Finch Company makes 40,000 units per year of a part it uses in the products it manufactures.
Question:
Direct Materials
$16.00
Direct Labor
$18.50
Variable Manufacturing Overhead
$5.50
Fixed Manufacturing Overhead
$12.75
Unit Product Cost
$52.75
An outside supplier has offered to sell the company all of these parts it needs for $56.00 a unit. If the company accepts this offer, the facilities now being used to make the part could be used to make more units of a product that is in high demand. The additional contribution margin on this other product would be $120,000 per year.

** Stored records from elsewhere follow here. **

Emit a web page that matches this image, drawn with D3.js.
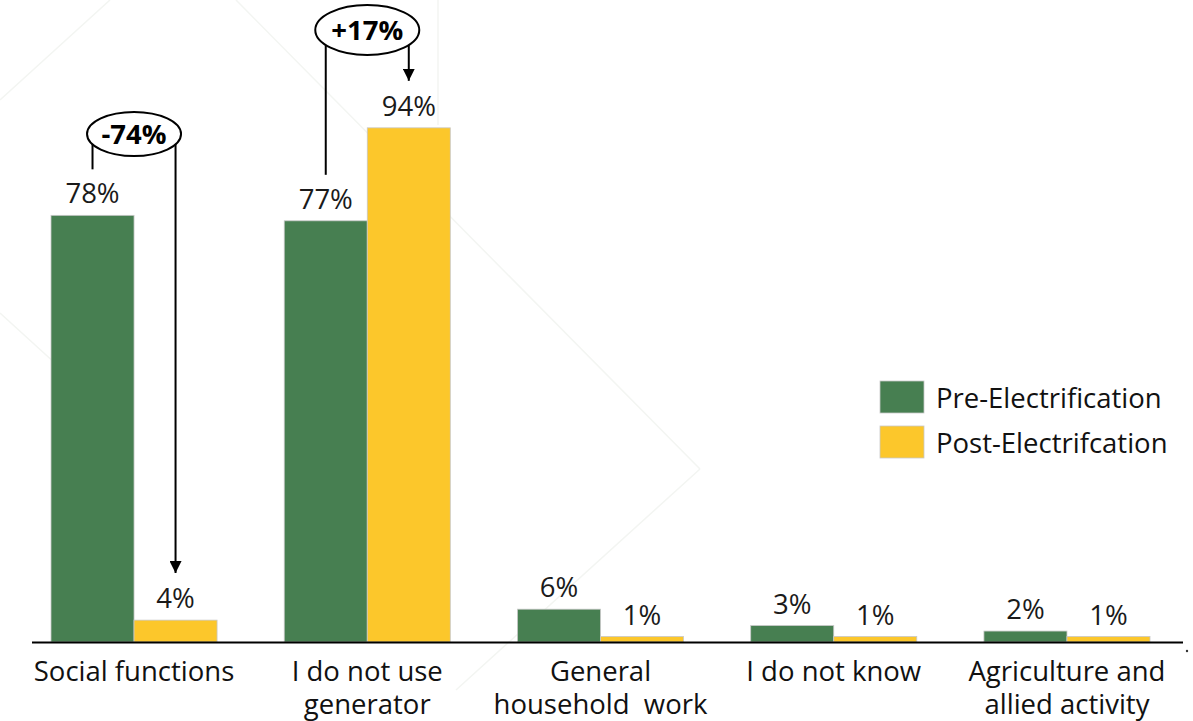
<!DOCTYPE html>
<html>
<head>
<meta charset="utf-8">
<script src="https://cdn.jsdelivr.net/npm/d3@7"></script>
<style>
  html, body { margin: 0; padding: 0; background: #ffffff; }
  svg { display: block; }
  text { font-family: "Open Sans", Lato, sans-serif; }
</style>
</head>
<body>
<svg id="chart" width="1193" height="721"></svg>
<script>
// Share of households using a generator, by purpose
const categories = [
  ["Social functions"],
  ["I do not use", "generator"],
  ["General", "household  work"],
  ["I do not know"],
  ["Agriculture and", "allied activity"]
];
const seriesNames = ["Pre-Electrification", "Post-Electrifcation"];
const preValues  = [78, 77, 6, 3, 2];
const postValues = [4, 94, 1, 1, 1];
const changeLabels = ["-74%", "+17%"];   // shown for the first two categories

const colors = ["#477f51", "#fcc72b"];
const FS = 27.5;

const svg = d3.select("#chart");

// faint decorative background lines
const bg = svg.append("g").attr("stroke", "#f3f5f2").attr("stroke-width", 1.5).attr("fill", "none");
[[0, 100, 110, 0], [236, 0, 700, 469], [700, 469, 456, 690], [0, 313, 90, 395], [438, 0, 438, 125]]
  .forEach(s => bg.append("line").attr("x1", s[0]).attr("y1", s[1]).attr("x2", s[2]).attr("y2", s[3]));

const keys = categories.map(c => c.join(" "));
const x = d3.scaleBand().domain(keys).range([51, 1150]).paddingInner(0.288).paddingOuter(0);
const xs = d3.scaleBand().domain([0, 1]).range([0, x.bandwidth()]).padding(0);
const y = d3.scaleLinear().domain([0, 100]).range([642, 95]);

const rows = keys.map((k, i) => ({ key: k, lines: categories[i], vals: [preValues[i], postValues[i]] }));

const groups = svg.append("g").selectAll("g").data(rows).join("g")
  .attr("transform", d => `translate(${x(d.key)},0)`);

groups.selectAll("rect").data(d => d.vals.map((v, j) => ({ v, j }))).join("rect")
  .attr("x", d => xs(d.j))
  .attr("width", xs.bandwidth())
  .attr("y", d => y(d.v))
  .attr("height", d => y(0) - y(d.v))
  .attr("fill", d => colors[d.j])
  .attr("stroke", "#c8c8c8")
  .attr("stroke-width", 0.8);

groups.selectAll("text.val").data(d => d.vals.map((v, j) => ({ v, j }))).join("text")
  .attr("class", "val")
  .attr("x", d => xs(d.j) + xs.bandwidth() / 2)
  .attr("y", d => y(d.v) - 12)
  .attr("text-anchor", "middle")
  .attr("font-size", FS)
  .attr("fill", "#1a1a1a")
  .text(d => d.v + "%");

// category axis
const axis = d3.axisBottom(x).tickSize(0).tickFormat("");
svg.append("g").attr("transform", `translate(0,${y(0)})`).call(axis)
  .call(g => g.select(".domain").remove());
svg.append("line").attr("x1", 32).attr("x2", 1183).attr("y1", y(0) + 0.5).attr("y2", y(0) + 0.5)
  .attr("stroke", "#000").attr("stroke-width", 2);

svg.append("g").selectAll("text").data(rows).join("text")
  .attr("x", d => x(d.key) + x.bandwidth() / 2)
  .attr("y", 681)
  .attr("text-anchor", "middle")
  .attr("font-size", FS)
  .attr("fill", "#111")
  .style("white-space", "pre")
  .selectAll("tspan").data(d => d.lines).join("tspan")
  .attr("x", function () { return d3.select(this.parentNode).attr("x"); })
  .attr("dy", (d, i) => i === 0 ? 0 : 33)
  .text(d => d);

// change callouts between pre and post bars
svg.append("defs").append("marker")
  .attr("id", "arrow").attr("viewBox", "0 0 10 10").attr("refX", 10).attr("refY", 5)
  .attr("markerWidth", 12).attr("markerHeight", 12).attr("markerUnits", "userSpaceOnUse")
  .attr("orient", "auto")
  .append("path").attr("d", "M0,0 L10,5 L0,10 Z").attr("fill", "#000");

const callouts = [
  { i: 0, cy: 134, rx: 47, ry: 22 },
  { i: 1, cy: 30, rx: 52, ry: 25 }
];
callouts.forEach((c, n) => {
  const k = keys[c.i];
  const cx = x(k) + x.bandwidth() / 2;
  const xl = x(k) + xs(0) + xs.bandwidth() / 2;
  const xr = x(k) + xs(1) + xs.bandwidth() / 2;
  const edgeY = xx => c.cy + c.ry * Math.sqrt(Math.max(0, 1 - Math.pow((xx - cx) / c.rx, 2)));
  const g = svg.append("g");
  // left leg ends above the pre label, right leg points at the post label
  g.append("line").attr("x1", xl).attr("x2", xl).attr("y1", edgeY(xl))
    .attr("y2", y(preValues[c.i]) - 46).attr("stroke", "#000").attr("stroke-width", 2);
  g.append("line").attr("x1", xr).attr("x2", xr).attr("y1", edgeY(xr))
    .attr("y2", y(postValues[c.i]) - 47).attr("stroke", "#000").attr("stroke-width", 2)
    .attr("marker-end", "url(#arrow)");
  g.append("ellipse").attr("cx", cx).attr("cy", c.cy).attr("rx", c.rx).attr("ry", c.ry)
    .attr("fill", "#fff").attr("stroke", "#000").attr("stroke-width", 2);
  g.append("text").attr("x", cx).attr("y", c.cy + 10).attr("text-anchor", "middle")
    .attr("font-size", FS).attr("font-weight", "bold").attr("fill", "#000")
    .text(changeLabels[n]);
});

// legend
const legend = svg.append("g").attr("transform", "translate(880,381)");
seriesNames.forEach((s, j) => {
  const row = legend.append("g").attr("transform", `translate(0,${j * 45})`);
  row.append("rect").attr("width", 44).attr("height", 32).attr("fill", colors[j])
    .attr("stroke", "#c8c8c8").attr("stroke-width", 0.8);
  row.append("text").attr("x", 56).attr("y", 27).attr("font-size", FS).attr("fill", "#111").text(s);
});

// small mark at the right end of the axis
svg.append("circle").attr("cx", 1187).attr("cy", 651).attr("r", 1.2).attr("fill", "#333");
</script>
</body>
</html>
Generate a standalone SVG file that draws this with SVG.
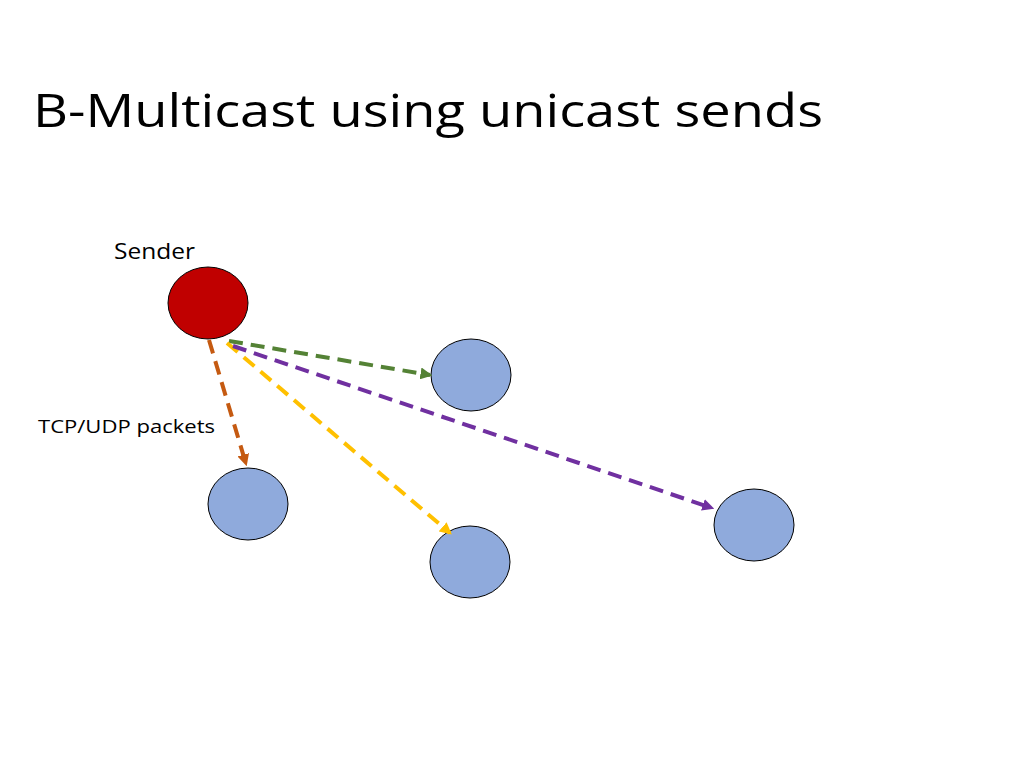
<svg xmlns="http://www.w3.org/2000/svg" width="1024" height="768" viewBox="0 0 1024 768">
<style>
.t{font-family:"Open Sans","Noto Sans",sans-serif;fill:#000}
.n{fill:#8faadc;stroke:#000;stroke-width:1}
.c{fill:none;stroke-width:4;stroke-dasharray:14,8}
</style>
<defs>
<marker id="mo" viewBox="0 0 10 10" refX="8" refY="5" markerWidth="3" markerHeight="3" orient="auto"><path d="M0,0L10,5L0,10z" fill="#c55a11"/></marker>
<marker id="mg" viewBox="0 0 10 10" refX="8" refY="5" markerWidth="3" markerHeight="3" orient="auto"><path d="M0,0L10,5L0,10z" fill="#548235"/></marker>
<marker id="my" viewBox="0 0 10 10" refX="8" refY="5" markerWidth="3" markerHeight="3" orient="auto"><path d="M0,0L10,5L0,10z" fill="#ffc000"/></marker>
<marker id="mp" viewBox="0 0 10 10" refX="8" refY="5" markerWidth="3" markerHeight="3" orient="auto"><path d="M0,0L10,5L0,10z" fill="#7030a0"/></marker>
</defs>
<rect width="1024" height="768" fill="#fff"/>
<text class="t" x="33" y="127" font-size="46" textLength="790" lengthAdjust="spacingAndGlyphs">B-Multicast using unicast sends</text>
<text class="t" x="114" y="259" font-size="21" textLength="81" lengthAdjust="spacingAndGlyphs">Sender</text>
<text class="t" x="38" y="433" font-size="18" textLength="177" lengthAdjust="spacingAndGlyphs">TCP/UDP packets</text>
<g id="sender"><ellipse cx="208" cy="303" rx="40" ry="36" fill="#c00000" stroke="#000"/></g>
<g id="n1"><ellipse class="n" cx="471" cy="375" rx="40" ry="36"/></g>
<g id="n2"><ellipse class="n" cx="248" cy="504" rx="40" ry="36"/></g>
<g id="n3"><ellipse class="n" cx="470" cy="562" rx="40" ry="36"/></g>
<g id="n4"><ellipse class="n" cx="754" cy="525" rx="40" ry="36"/></g>
<g id="connectors">
<line class="c" x1="209" y1="340" x2="246" y2="464" stroke="#c55a11" marker-end="url(#mo)"/>
<line class="c" x1="229" y1="341" x2="430" y2="375" stroke="#548235" marker-end="url(#mg)"/>
<line class="c" x1="227" y1="343" x2="450" y2="533" stroke="#ffc000" marker-end="url(#my)"/>
<line class="c" x1="233" y1="346" x2="712" y2="508" stroke="#7030a0" marker-end="url(#mp)"/>
</g>
</svg>
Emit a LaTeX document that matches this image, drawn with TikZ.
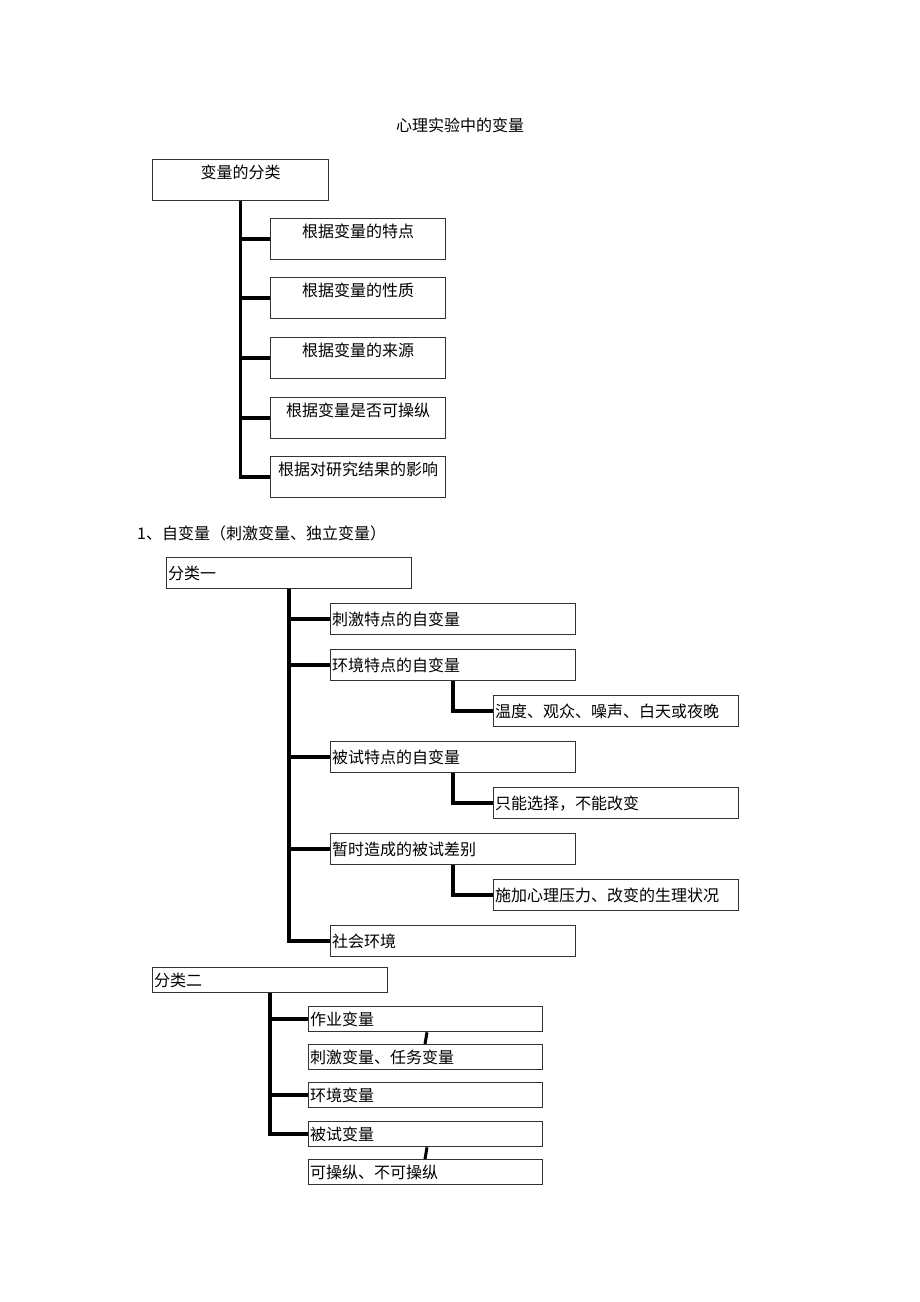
\documentclass[tikz,border=0pt]{standalone}
\usepackage{fontspec}
\setmainfont{Noto Sans CJK SC}
\begin{document}
\begin{tikzpicture}[x=1pt,y=-1pt,
  every node/.style={font=\fontsize{16pt}{18pt}\selectfont, inner sep=0pt},
  boxc/.style={draw=black!80, line width=1.3pt, anchor=north west, minimum width=175pt, minimum height=41pt, text height=14pt, text depth=17pt, align=center},
  boxl/.style={draw=black!80, line width=1.3pt, anchor=north west, minimum height=31pt, inner xsep=1.5pt, align=left},
  conn/.style={line width=3.5pt, black},
  sconn/.style={line width=3pt, black}
]
\useasboundingbox (0,0) rectangle (920,1302);

\node (title) at (460,125) {心理实验中的变量};

% section 1
\node[boxc, minimum width=176pt] (root) at (152,159) {变量的分类};
\node[boxc] (a1) at (270,218) {根据变量的特点};
\node[boxc] (a2) at (270,277) {根据变量的性质};
\node[boxc] (a3) at (270,337) {根据变量的来源};
\node[boxc] (a4) at (270,397) {根据变量是否可操纵};
\node[boxc] (a5) at (270,456) {根据对研究结果的影响};
\draw[conn] (root.south) |- (a5.west);
\foreach \n in {a1,a2,a3,a4}{\draw[conn] (root.south |- \n.west) -- (\n.west);}

% heading
\node[anchor=west] (head) at (137,533) {1、自变量（刺激变量、独立变量）};

% section 2
\node[boxl, text width=242pt] (r2) at (166,557) {分类一};
\node[boxl, text width=242pt] (k1) at (330,603) {刺激特点的自变量};
\node[boxl, text width=242pt] (k2) at (330,649) {环境特点的自变量};
\node[boxl, text width=242pt] (s1) at (493,695) {温度、观众、噪声、白天或夜晚};
\node[boxl, text width=242pt] (k3) at (330,741) {被试特点的自变量};
\node[boxl, text width=242pt] (s2) at (493,787) {只能选择，不能改变};
\node[boxl, text width=242pt] (k4) at (330,833) {暂时造成的被试差别};
\node[boxl, text width=242pt] (s3) at (493,879) {施加心理压力、改变的生理状况};
\node[boxl, text width=242pt] (k5) at (330,925) {社会环境};
\draw[conn] (r2.south) |- (k5.west);
\foreach \n in {k1,k2,k3,k4}{\draw[conn] (r2.south |- \n.west) -- (\n.west);}
\draw[conn] (k2.south) |- (s1.west);
\draw[conn] (k3.south) |- (s2.west);
\draw[conn] (k4.south) |- (s3.west);

% section 3
\node[boxl, text width=232pt, minimum height=25pt] (r3) at (152,967) {分类二};
\node[boxl, text width=231pt, minimum height=25pt] (zy) at (308,1006) {作业变量};
\node[boxl, text width=231pt, minimum height=25pt] (cj) at (308,1044) {刺激变量、任务变量};
\node[boxl, text width=231pt, minimum height=25pt] (hj) at (308,1082) {环境变量};
\node[boxl, text width=231pt, minimum height=25pt] (bs) at (308,1121) {被试变量};
\node[boxl, text width=231pt, minimum height=25pt] (kc) at (308,1159) {可操纵、不可操纵};
\draw[conn] (r3.south) |- (bs.west);
\foreach \n in {zy,hj}{\draw[conn] (r3.south |- \n.west) -- (\n.west);}
\draw[sconn] ([xshift=119pt]zy.south west) -- ([xshift=117pt]cj.north west);
\draw[sconn] ([xshift=119pt]bs.south west) -- ([xshift=117pt]kc.north west);
\end{tikzpicture}
\end{document}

If the part were purchased from the outside supplier, all of the direct labor cost of the part would be avoided. However, $5.75 of the fixed manufacturing overhead cost being applied to the part would continue even if the part were purchased from the outside supplier. This fixed manufacturing overhead cost would be applied to the company's remaining products.
Required:i. How much of the unit product cost of $52.75 is relevant in the decision of whether to make or buy the part?
ii. Should Finch Company make or buy the part? (Provide numerical support for your answer)
Contribution Margin
Contribution margin is an important element of cost volume profit analysis that managers carry out to assess the maximum number of units that are required to be at the breakeven point. Contribution margin is the profit before fixed cost and taxes...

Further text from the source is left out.